The UK's foremost film director Sir Christopher Nolan and the leading cultural historian Sir Christopher Frayling unite to assess the impact of one of the biggest, boldest - and least celebrated - eras in film-making history.

Much has been made of the 'Movie Brats' - the group of filmmakers, including Francis Ford Coppola, and Steven Spielberg who revolutionised Hollywood in the 1960s and 70s with movies like The Godfather and Star Wars. Reams of highbrow film books have been devoted to the work of the German Expressionists and the French New Wave.

But for Christopher Nolan - the Academy Award-winning British director of many of the biggest blockbusters of the 21st century - there's an equally important group of homegrown filmmakers who haven't truly had their time in the spotlight.
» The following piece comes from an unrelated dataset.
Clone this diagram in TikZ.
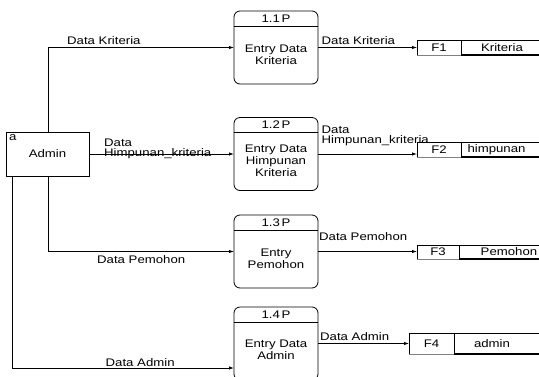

In the late 1970s and early 1980s, Hugh Hudson, Adrian Lyne, Alan Parker, Ridley and Tony Scott - the 'Adland Five' - breathed fresh life into Hollywood with films like Chariots of Fire, Flashdance, Bugsy Malone, Alien and Top Gun.

And unlike successful British filmmakers of previous eras, these five men didn't come to the movies via film school, or by working their way through the industry - but through directing 30 second television spots for beer, brandy and beef burgers.

Without the impact of the work of the Adland Five some decades earlier, Christopher Nolan's own Hollywood success - with films like Batman Begins, Inception and Oppenheimer - may not have seemed within reach. So why has this group never been taken seriously as a cultural force?

Across four conversations, Sir Christopher Nolan and Sir Christopher Frayling tell a new story of British cinema - about five innovators who transformed the movies, having already transformed advertising.